As I took the office of President, I left one year of my term as Newsletter Editor uncompleted. We are fortunate to have Doug Tabony, one of my neighbors on Vassal Dr. stepping in to serve the remaining year. If you have any news of interest to COVNA, please pass it on to Doug. If you have any concerns or ideas for projects, speakers, and/or activities for the coming year, please contact me or any of the other officers who are listed on the front of the newsletter.
Doug DuBois

Longtime neighbor and former COVNA newsletter editor and president Frank de la Teja will be one of the interviewees on an upcoming American Experience. The program, titled "Remember the Alamo," looks at the Tejano (Mexican Texan) side of the Texas War of Independence, particularly from the perspective of Jose Antonio Navarro, one of two Texas-born signers of the Texas declaration of independence, and prominent San Antonio citizen. Frank, a professor of history at Texas State University, will appear early in the program providing background information on life in colonial and Mexican San Antonio. The first airdate is Monday, Feb. 2, 2004, on PBS.

Feb 2 2004, 8:00PM [KLRU]
Feb 3 2004, 12:30AM [KLRU]
Feb 4 2004, 2:00AM [KLRU]
Feb 8 2004, 12:30AM [KLRU]

Holiday Party

The COVNA annual holiday party was held on December 15. A great time was had by all. Food, drink, and desserts were abundant. The company was cordial and a holiday atmosphere pervaded the event. Time was taken for embedded business which included electing Doug DuBois as president and appointing Doug Tabony to replace him as newsletter editor. The poinsettias which decorated the tables were given away as prices. Below is a picture taken by Frank de la Teja.

Notes from the Editor
Doug Tabony

This is a dull neighborhood. That’s a good thing. Excitement in the neighborhood usually stems from negative events. We chose this neighborhood seven years ago because it's quiet and pleasing to the eye, and, as we have come to find out, full of good people. We encountered much more excitement when we moved into our last house in the Allandale neighborhood in 1980. The neighborhood association was involved in a large-scale zoning rollback for approximately 1240 acres.

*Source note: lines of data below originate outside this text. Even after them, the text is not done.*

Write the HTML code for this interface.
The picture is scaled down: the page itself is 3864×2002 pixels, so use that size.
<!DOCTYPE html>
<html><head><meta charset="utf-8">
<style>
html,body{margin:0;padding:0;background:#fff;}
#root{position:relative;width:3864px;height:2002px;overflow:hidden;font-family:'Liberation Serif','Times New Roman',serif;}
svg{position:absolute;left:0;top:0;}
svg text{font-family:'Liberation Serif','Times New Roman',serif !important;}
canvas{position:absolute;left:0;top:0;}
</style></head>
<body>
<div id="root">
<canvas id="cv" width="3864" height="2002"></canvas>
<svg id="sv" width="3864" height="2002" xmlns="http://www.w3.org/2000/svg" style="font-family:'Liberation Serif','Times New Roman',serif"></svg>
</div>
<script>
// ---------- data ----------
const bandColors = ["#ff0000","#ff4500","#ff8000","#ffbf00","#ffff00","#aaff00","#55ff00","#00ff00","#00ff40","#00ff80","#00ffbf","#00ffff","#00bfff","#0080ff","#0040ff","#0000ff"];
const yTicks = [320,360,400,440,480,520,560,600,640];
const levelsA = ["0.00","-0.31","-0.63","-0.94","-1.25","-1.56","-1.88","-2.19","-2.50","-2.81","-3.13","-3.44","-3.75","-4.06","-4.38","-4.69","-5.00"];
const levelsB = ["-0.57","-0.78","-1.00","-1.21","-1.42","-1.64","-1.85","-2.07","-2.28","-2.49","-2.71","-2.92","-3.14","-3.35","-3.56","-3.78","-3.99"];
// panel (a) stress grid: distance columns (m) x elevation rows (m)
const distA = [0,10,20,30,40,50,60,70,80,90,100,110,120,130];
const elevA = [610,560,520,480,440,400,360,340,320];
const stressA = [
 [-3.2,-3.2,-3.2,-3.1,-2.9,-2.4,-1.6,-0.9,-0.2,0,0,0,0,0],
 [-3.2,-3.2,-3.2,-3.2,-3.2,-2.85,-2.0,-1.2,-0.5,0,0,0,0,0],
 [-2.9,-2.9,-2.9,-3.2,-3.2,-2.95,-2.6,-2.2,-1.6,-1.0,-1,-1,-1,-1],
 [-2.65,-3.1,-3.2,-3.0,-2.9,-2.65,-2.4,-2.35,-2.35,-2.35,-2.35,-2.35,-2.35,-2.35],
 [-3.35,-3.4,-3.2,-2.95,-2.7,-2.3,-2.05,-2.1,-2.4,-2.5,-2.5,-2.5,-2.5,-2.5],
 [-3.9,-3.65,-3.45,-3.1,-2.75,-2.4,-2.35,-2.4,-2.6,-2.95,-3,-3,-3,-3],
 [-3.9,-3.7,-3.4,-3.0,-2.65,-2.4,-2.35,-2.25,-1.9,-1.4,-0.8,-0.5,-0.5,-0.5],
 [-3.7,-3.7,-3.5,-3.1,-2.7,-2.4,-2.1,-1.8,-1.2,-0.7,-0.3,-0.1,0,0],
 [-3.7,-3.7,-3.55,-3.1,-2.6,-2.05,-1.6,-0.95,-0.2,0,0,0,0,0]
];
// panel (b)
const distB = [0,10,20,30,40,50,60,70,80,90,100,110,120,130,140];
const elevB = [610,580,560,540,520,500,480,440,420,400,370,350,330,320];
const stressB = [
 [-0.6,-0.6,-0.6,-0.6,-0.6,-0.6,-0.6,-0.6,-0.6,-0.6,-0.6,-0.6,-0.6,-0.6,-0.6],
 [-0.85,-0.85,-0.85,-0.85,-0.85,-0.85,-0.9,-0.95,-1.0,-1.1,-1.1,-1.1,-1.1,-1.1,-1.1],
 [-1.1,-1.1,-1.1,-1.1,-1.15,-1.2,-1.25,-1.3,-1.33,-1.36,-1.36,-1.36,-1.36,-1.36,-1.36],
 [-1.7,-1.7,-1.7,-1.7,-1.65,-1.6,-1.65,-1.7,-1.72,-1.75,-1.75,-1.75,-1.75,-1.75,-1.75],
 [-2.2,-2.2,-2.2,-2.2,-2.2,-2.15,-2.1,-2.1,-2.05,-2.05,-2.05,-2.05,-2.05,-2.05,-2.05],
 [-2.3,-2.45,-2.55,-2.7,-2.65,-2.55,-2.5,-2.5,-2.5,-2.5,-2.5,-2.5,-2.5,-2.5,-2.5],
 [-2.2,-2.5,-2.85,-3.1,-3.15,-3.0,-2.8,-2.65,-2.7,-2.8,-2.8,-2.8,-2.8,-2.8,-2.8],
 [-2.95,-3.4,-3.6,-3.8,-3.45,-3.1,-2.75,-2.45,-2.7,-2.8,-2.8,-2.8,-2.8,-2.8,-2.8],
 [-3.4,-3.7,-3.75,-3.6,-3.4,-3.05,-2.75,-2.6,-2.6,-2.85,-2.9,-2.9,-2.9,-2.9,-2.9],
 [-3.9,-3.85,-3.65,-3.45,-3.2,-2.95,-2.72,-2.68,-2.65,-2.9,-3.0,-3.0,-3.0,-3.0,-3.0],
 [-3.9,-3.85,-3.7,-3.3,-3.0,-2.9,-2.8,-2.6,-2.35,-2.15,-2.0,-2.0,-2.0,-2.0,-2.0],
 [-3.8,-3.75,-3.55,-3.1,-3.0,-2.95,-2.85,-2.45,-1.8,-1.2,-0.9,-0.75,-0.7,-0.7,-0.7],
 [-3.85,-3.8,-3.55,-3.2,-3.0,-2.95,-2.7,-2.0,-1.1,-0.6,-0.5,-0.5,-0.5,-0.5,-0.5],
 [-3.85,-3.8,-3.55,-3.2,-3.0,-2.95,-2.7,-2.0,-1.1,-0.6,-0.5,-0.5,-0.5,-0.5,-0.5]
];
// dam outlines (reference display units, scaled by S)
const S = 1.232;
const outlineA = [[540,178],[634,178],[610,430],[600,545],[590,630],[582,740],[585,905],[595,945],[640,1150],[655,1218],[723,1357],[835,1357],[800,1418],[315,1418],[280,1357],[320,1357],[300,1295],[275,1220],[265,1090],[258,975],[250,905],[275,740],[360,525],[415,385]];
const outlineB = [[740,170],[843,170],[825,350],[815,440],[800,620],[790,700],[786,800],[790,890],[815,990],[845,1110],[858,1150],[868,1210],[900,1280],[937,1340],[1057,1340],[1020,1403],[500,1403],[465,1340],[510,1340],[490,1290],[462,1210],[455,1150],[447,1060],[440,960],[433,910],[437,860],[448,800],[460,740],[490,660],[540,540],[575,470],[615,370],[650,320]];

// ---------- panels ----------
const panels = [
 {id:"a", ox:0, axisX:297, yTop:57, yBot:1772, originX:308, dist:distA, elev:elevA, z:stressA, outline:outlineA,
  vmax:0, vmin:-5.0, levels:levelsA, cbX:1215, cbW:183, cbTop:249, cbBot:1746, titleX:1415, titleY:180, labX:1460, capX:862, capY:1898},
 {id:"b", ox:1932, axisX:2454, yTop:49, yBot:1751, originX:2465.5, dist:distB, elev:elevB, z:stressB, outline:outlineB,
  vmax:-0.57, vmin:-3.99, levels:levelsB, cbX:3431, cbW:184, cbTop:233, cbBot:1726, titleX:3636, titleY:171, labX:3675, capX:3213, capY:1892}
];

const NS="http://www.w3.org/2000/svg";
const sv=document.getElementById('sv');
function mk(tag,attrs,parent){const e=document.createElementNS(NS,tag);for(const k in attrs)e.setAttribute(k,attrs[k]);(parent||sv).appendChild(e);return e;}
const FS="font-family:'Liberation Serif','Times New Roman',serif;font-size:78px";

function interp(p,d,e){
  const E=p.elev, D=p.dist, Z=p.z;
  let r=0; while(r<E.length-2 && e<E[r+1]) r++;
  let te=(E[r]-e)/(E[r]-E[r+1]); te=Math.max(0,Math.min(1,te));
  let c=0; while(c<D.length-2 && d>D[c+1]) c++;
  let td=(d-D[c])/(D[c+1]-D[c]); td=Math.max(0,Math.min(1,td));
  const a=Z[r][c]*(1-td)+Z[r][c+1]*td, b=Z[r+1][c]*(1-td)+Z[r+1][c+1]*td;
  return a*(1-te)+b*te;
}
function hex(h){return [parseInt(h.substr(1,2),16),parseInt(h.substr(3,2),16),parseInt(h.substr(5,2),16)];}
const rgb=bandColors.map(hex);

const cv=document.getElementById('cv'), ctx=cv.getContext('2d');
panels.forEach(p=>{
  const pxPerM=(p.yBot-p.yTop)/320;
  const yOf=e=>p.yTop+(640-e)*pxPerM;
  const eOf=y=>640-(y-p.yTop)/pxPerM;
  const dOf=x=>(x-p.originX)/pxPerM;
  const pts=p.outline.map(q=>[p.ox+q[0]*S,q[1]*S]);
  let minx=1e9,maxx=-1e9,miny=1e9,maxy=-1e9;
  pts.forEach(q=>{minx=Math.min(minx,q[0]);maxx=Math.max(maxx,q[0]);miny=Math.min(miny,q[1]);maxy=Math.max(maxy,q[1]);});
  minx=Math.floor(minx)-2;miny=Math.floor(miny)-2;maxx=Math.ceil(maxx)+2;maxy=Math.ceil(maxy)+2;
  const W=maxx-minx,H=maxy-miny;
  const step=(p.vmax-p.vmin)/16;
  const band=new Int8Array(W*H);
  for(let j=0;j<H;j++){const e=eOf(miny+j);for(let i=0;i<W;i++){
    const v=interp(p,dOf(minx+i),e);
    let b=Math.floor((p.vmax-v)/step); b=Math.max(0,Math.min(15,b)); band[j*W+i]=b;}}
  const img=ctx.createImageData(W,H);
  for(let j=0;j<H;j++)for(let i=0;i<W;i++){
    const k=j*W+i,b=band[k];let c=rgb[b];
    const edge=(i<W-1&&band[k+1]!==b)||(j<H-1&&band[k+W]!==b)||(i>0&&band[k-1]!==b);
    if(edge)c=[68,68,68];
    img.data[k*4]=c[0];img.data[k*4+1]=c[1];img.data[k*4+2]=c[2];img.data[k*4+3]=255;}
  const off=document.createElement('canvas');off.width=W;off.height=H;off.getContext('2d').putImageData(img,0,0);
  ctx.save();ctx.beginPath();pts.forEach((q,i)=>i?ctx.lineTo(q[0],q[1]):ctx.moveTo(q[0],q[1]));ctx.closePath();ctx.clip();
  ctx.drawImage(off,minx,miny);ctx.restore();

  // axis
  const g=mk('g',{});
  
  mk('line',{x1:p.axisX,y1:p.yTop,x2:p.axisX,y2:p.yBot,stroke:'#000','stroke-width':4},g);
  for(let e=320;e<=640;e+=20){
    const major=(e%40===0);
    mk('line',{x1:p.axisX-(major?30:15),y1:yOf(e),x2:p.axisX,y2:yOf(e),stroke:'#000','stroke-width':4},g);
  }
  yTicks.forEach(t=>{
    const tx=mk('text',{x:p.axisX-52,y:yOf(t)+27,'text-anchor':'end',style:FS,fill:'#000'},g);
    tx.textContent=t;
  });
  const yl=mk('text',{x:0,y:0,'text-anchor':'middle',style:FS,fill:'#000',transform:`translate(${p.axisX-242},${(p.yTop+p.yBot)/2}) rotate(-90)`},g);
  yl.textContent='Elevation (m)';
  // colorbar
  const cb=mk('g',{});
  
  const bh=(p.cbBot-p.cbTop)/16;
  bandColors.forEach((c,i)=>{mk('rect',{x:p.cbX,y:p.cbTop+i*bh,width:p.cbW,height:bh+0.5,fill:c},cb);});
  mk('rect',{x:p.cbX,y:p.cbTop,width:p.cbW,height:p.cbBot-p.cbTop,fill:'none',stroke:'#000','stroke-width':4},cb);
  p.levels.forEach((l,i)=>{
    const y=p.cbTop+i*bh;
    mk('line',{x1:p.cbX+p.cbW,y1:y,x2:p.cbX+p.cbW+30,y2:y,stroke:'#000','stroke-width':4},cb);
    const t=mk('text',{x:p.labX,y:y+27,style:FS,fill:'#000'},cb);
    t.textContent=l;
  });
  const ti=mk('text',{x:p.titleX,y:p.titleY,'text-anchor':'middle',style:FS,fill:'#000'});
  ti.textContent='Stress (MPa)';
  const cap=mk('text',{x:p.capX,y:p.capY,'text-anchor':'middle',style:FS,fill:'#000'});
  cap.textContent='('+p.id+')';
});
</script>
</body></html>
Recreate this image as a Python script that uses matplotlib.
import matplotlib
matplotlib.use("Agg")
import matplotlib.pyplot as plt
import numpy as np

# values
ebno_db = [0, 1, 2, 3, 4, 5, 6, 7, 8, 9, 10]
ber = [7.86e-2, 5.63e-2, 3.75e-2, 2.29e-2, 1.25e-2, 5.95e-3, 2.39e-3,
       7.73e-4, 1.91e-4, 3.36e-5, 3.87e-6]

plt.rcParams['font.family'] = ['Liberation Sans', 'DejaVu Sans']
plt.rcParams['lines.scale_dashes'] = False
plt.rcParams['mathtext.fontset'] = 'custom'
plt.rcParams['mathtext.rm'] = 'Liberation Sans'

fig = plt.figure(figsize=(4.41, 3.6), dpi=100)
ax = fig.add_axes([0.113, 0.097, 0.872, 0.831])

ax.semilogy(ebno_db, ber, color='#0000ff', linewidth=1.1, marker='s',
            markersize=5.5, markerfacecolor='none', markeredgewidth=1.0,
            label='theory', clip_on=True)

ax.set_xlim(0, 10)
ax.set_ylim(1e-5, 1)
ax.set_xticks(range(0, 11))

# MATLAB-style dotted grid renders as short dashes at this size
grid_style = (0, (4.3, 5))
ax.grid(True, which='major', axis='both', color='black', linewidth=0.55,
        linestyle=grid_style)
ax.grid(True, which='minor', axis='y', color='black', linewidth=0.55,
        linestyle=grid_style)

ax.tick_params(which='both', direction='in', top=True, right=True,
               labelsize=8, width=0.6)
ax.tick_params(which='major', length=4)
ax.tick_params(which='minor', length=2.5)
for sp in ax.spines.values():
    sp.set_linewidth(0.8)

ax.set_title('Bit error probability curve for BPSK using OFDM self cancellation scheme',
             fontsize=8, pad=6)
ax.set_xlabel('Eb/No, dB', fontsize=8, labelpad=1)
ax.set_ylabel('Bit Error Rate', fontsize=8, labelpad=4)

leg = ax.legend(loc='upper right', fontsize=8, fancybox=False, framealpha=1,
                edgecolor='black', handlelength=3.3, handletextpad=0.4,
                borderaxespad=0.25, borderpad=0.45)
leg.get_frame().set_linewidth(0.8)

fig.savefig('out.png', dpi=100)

Our two-block street ended up the epicenter of controversy. The rollback effort uncovered an under-the-table deal that had been struck to build a three-story apartment complex of mostly efficiencies on our quiet block. Through the efforts of 3 families including ours, this intrusion was averted. My part landed me a position on the Steering Committee of the Allandale Neighborhood Association. Early in my tenure, another exciting event occurred, the Memorial Day flood, which had a catastrophic effect on the Shoal Creek corridor. The Allandale Association was instrumental in bringing about changes including redesigning bridges and the lowering Northwest Park to alleviate flooding. The most exciting role I played after these events was organizing several 4th of July parades. Catastrophic and controversial events elicit interest, drawing large crowds to meetings. When things are going well attendance diminishes. In both exciting and dull times you can have a tangible impact on the quality of life close to home where it counts the most by supporting your neighborhood association with your membership and participation.